A urgência de regular os algoritmos

Há algoritmos à solta, com responsabilidades diretas na esfera pública e privada dos cidadãos. Continuamos ignorantes sobre os seus riscos e incapazes de avaliar o seu valor.

São tempos estranhos, estes. Ao mesmo tempo que diabolizamos torres de 5G e tememos vacinas por carregarem ADN extraterrestre, valorizamos algoritmos como se fossem naturalmente bons e creditamo-los com propriedades reservadas aos salvadores da humanidade. De inteligente, a “inteligência artificial” que tanto valorizamos não tem nada. As suas capacidades estão limitadas às linhas que os humanos programaram e a “inteligência” que demonstram é apenas uma forma de aferir resultados a partir dos dados com que foram alimentadas. É, se assim quisermos, uma fotocopiadora glorificada com alguns poderes de edição. Mal estaremos se for esta a inteligência de que dependemos para evoluir enquanto espécie. E a verdade é que as palavras contam: o vocabulário que usamos é útil para definir a forma como integramos elementos no quotidiano.

Se esta não é ainda a inteligência que esperamos, então é bom clarificar o que temos. E o que temos é um sub-produto que está a ser usado como um oráculo que define o futuro e controla cada vez mais as decisões quotidianas que são tomadas. É urgente criar uma entidade que valide a integridade destes algoritmos antes que eles sejam deixados à solta. Mesmo quem – justificadamente – teme o excesso de regulação e de funcionalismo público, sabe que nenhuma indústria tóxica se reconverte por obra e graça do espírito crítico próprio. A história das indústrias poluentes, das farmacêuticas, das tabaqueiras e da banca está aí para o demonstrar. E terá de ser uma regulação ao nível do continente, liderada pela União Europeia, de forma a ter um impacto amplo e de permitir a sua reconversão.

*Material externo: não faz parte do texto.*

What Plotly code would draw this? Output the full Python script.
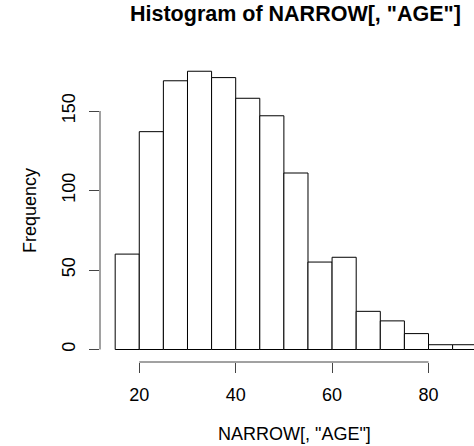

O caso peregrino ocorrido no Reino Unido este verão é sintomático das limitações dos algoritmos, que se limitam a reproduzir os padrões que auferem dos dados submetidos. Logicamente, se os dados forem limitados, os resultados também o são. E o que aconteceu foi precisamente isso: para resolver a ausência do exame de admissão à universidade, o executivo britânico pediu aos professores para atribuírem uma nota equivalente a esse exame. E, como não gostou do resultado, criou um algoritmo que chegou a novas conclusões: prejudicou sistematicamente os alunos dos meios menos favorecidos e valorou desmesuradamente os alunos das escolas ricas. Foram precisas várias semanas de reclamações e ameaças para que o governo revertesse a decisão e “despedisse” o algoritmo. Nos Estados Unidos, algoritmos destes já são usados rotineiramente para definir os valores de fianças, seguros de saúde e até para avaliar riscos de reincidência criminosa, prejudicando normalmente as minorias. Numa sociedade racista, estes números serão sempre o seu reflexo – e se queremos terminar o racismo não podemos tomar estes dados como bons. São decisões demasiado perigosas para deixar ao cuidado das máquinas – que, recordemos, são alimentadas por humanos que erram. Um algoritmo é simplesmente tão bom quanto os dados que são inseridos, e muitas vezes os dados disponíveis não são os melhores. Logo, para podermos usar de forma útil os algoritmos, é preciso certificá-los da mesma forma que se certifica comida para consumo humano. Qualquer decisão contrária a isso vai eternizar desigualdades, erros, injustiças e falhas – subvertendo a lógica da utilização do algoritmo. Se é para ter falhas mais valem as humanas, porque ao menos essas não contam com a promoção do marketing digital.

Ler mais: Cathy o’Neil escreveu um livo que sumarizava os problemas da utilização de algoritmos em 2016. Desde aí a situação piorou muito. A obra chama-se Weapons of Math Destruction e explora os problemas da utilização de grandes pacotes de dados e de algoritmos para decisões com impacto político-social.